Allée de hêtres en automne

Source : Wikipédia

 

***

 

 

                               Depuis mon Causse, ce 22 Septembre, premier jour d’Automne

 

 

                  Très chère Solveig,

 

    Comment ne pas commencer par l’évocation de ton beau prénom « Solveig », deux syllabes bien frappées qui disent ce beau « chemin de soleil » dont vous, les Nordiques, fêtez la « Midsommar » en allumant de grands feux, lors de la Saint Jean, sur les places des villes, sur les lacs qui brillent de mille lueurs ? En réalité une explosion de bonheur, le soudain surgissement d’une joie longtemps contenue, elle n’en revêt que plus d’éclat.
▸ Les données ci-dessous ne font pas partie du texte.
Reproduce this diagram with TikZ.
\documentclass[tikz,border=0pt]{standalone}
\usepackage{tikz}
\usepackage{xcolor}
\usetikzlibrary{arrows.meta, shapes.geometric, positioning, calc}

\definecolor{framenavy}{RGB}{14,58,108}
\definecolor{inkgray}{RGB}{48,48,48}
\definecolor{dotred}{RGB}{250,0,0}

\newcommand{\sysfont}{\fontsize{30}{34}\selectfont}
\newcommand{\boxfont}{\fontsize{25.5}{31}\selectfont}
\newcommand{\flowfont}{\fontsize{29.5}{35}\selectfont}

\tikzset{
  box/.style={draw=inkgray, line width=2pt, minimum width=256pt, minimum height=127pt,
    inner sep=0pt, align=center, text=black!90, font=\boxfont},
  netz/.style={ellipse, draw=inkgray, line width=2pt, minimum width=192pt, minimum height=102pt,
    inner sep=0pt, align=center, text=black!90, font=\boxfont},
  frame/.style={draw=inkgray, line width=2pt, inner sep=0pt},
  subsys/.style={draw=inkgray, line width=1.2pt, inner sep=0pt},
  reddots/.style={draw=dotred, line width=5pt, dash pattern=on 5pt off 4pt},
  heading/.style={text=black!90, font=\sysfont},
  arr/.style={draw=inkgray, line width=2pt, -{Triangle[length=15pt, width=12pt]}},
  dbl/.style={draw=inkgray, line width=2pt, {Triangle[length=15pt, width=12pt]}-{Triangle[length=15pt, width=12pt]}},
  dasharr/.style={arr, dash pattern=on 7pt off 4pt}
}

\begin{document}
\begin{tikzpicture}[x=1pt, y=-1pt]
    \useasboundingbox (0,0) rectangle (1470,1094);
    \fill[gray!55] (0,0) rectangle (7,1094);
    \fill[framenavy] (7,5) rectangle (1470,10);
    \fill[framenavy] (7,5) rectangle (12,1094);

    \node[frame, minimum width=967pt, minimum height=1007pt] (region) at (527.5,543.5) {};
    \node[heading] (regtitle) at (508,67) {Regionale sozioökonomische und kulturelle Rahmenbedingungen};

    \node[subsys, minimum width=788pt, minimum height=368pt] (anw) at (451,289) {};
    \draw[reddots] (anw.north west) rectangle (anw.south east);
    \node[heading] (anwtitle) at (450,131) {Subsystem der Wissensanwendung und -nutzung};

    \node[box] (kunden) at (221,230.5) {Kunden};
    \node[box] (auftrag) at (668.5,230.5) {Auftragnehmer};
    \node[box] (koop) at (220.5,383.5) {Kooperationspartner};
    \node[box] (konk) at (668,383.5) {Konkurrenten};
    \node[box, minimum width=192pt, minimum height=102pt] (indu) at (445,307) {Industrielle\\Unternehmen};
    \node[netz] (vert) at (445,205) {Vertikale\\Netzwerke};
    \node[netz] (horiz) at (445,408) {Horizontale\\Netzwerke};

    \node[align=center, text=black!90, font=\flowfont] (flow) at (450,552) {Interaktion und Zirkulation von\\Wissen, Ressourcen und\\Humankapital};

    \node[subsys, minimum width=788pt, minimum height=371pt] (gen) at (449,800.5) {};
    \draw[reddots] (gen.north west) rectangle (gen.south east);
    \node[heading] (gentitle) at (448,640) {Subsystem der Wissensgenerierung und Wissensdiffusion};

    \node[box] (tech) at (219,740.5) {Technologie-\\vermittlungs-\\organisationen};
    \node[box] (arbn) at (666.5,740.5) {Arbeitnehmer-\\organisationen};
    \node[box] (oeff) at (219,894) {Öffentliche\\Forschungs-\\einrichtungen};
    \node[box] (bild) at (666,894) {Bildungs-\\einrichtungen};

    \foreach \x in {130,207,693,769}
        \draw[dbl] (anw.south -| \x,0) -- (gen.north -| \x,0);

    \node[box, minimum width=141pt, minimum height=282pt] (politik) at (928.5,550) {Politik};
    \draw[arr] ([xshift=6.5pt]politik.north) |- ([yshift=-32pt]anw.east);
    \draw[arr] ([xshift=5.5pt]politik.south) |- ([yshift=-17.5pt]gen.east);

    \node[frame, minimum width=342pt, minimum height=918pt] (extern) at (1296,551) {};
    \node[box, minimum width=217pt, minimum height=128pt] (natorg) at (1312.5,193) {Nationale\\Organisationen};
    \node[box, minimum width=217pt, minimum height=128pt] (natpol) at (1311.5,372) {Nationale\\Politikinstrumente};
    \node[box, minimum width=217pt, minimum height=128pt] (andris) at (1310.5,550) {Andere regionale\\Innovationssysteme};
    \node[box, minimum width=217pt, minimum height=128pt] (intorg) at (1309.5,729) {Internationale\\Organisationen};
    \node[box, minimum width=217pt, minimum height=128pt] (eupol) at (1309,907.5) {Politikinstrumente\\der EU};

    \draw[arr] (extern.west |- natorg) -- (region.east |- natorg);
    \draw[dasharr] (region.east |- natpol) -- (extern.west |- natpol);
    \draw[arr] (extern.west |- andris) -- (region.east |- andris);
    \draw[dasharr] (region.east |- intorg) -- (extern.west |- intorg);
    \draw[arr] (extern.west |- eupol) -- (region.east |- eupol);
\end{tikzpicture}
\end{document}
Vous êtes, vous les presque Polaires, des natures retenues, discrètes, dissimulant toujours vos sentiments, si bien que ce grand feu devient le symbole évident de votre générosité auprès des choses, de votre naturelle inclination à fêter la nature, à la reconnaître pour votre confidente, sinon le miroir de votre âme.
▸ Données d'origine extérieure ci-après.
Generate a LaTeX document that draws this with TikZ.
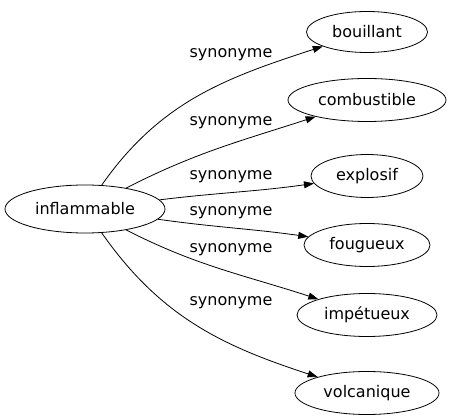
\documentclass[tikz,border=0pt]{standalone}
\usepackage{fontspec}
\setmainfont{DejaVu Sans}
\usepackage{tikz}
\usetikzlibrary{shapes.geometric,arrows.meta,positioning}
\tikzset{
	mot/.style={ellipse,draw,line width=0.8pt,inner sep=0pt,minimum height=43pt,font=\fontsize{16}{18}\selectfont},
	lien/.style={-{Triangle[length=10pt,width=7pt]},line width=0.8pt},
	etiq/.style={font=\fontsize{16}{18}\selectfont}
}
\begin{document}
\begin{tikzpicture}[x=1pt,y=-1pt]
		\useasboundingbox (0,0) rectangle (450,419);
		\node[mot,minimum width=160pt,minimum height=48pt] (infl) at (85,209) {inflammable};
		\node[mot,minimum width=121pt,minimum height=41pt] (bou) at (367,32) {bouillant};
		\node[mot,minimum width=158pt] (com) at (367,100) {combustible};
		\node[mot,minimum width=112pt] (exp) at (367,176) {explosif};
		\node[mot,minimum width=126pt] (fou) at (367,245) {fougueux};
		\node[mot,minimum width=140pt] (imp) at (367,315) {impétueux};
		\node[mot,minimum width=144pt] (vol) at (367,393) {volcanique};
		% etiquettes
		\node[etiq] (s1) at (231,55) {synonyme};
		\node[etiq] (s2) at (231,123) {synonyme};
		\node[etiq] (s3) at (231,177) {synonyme};
		\node[etiq] (s4) at (231,213) {synonyme};
		\node[etiq] (s5) at (231,250) {synonyme};
		\node[etiq] (s6) at (231,303) {synonyme};
		% aretes
		\draw[lien] (infl) to[out=55,in=198] (bou);
		\draw[lien] (infl) to[out=27,in=198] (com);
		\draw[lien] (infl) to[out=7,in=188] (exp);
		\draw[lien] (infl) to[out=-8,in=172] (fou);
		\draw[lien] (infl) to[out=-27,in=162] (imp);
		\draw[lien] (infl) to[out=-55,in=162] (vol);
	\end{tikzpicture}
\end{document}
   T’en souvient-il de notre rencontre, il y a de longues années de cela, de notre « au revoir » qui n’aurait nul lendemain, l’été touchait à sa fin et déjà les premières brumes se posaient sur l’étendue liquide du Lac Roxen, et déjà les premiers brouillards s’accrochaient aux boules des lampadaires, le soir venu ? T’en souvient-il ? Vois-tu, ma voix passe et repasse, telle une antienne, tel le prélude des frimas qui bientôt porteront au blanc les aiguilles des épicéas, métamorphoseront les forêts en de grandes mares silencieuses que les troupeaux de rennes traverseront lentement, pensifs, mirages se dissolvant à même la tombée du jour. Oui, toujours « l’automne » rime, pour la plupart des cœurs, avec « monotone » et c’est une tristesse qui se dépose au fond des yeux, leur donne cet air étrange, égaré, pareil à celui d’un enfant perdu qui ne trouverait la trace de son chemin.
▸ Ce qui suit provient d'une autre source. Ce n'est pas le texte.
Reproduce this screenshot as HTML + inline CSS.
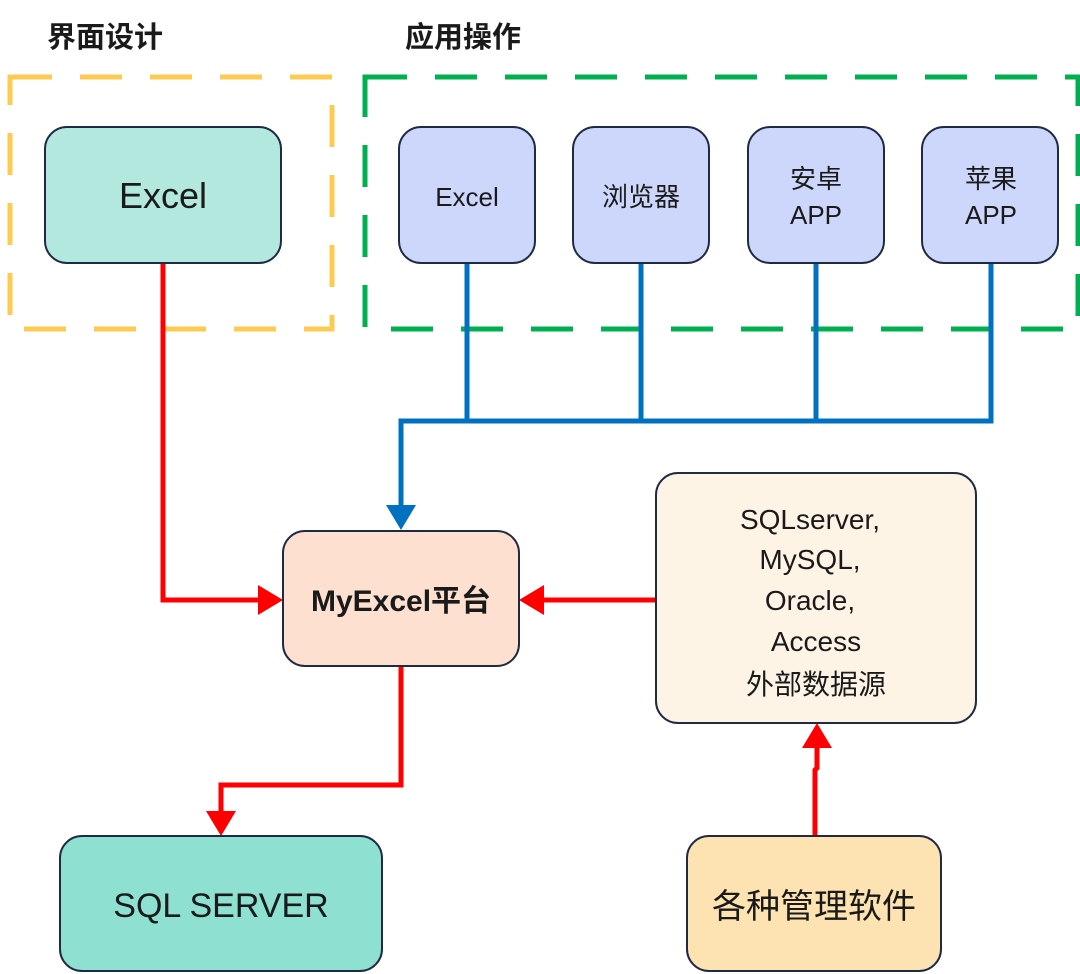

   Ce doux vague à l’âme, cette manière de déshérence qui affectent les existants, je les ai autrefois rencontrées au Québec. Là aussi l’été se perdait dans la trame du passé, les ombres s’allongeaient, les lumières se faisaient plus discrètes, la fraîcheur matinale laissait filtrer les premières aiguilles du froid. On ne voyait plus guère de jeunes gens partiellement dénudés sur les pelouses, plus guère de suisses, ces sympathiques petits rongeurs à la robe rayée, venir demander leur pitance aux abords des parcs ; les gens marchaient plus vite, ne s’attardaient pas, comme si leur progression rapide avait pu enrayer les premières atteintes de la saison. Lors des soirées entre amis, le caribou, cette boisson fortement alcoolisée, avait beau enflammer le palais, les étoiles, dans la tête, avaient bien du mal du mal à tracer leur chemin de félicité. Je crois que le message de Gilles Vigneault dans son beau refrain : « Mon pays ce n’est pas un pays, c’est l’hiver », dit bien cette effusive mélancolie qui s’empare des esprits et, parfois, sommeille à bas bruit, ne laissant plus percevoir de sa liane de tristesse qu’une ride traversant le front, stigmate à peine visible mais si présent. Je te le demande, Sol, la survenue de l’automne est-elle une telle perte que plus rien de lumineux ne deviendrait visible, que les sons joyeux regagneraient leur bogue, que l’amour revêtirait ses gants de laine, que les caresses mourraient au bord de leur profération, que le sens des choses s’amenuiserait au point de ne plus paraître ?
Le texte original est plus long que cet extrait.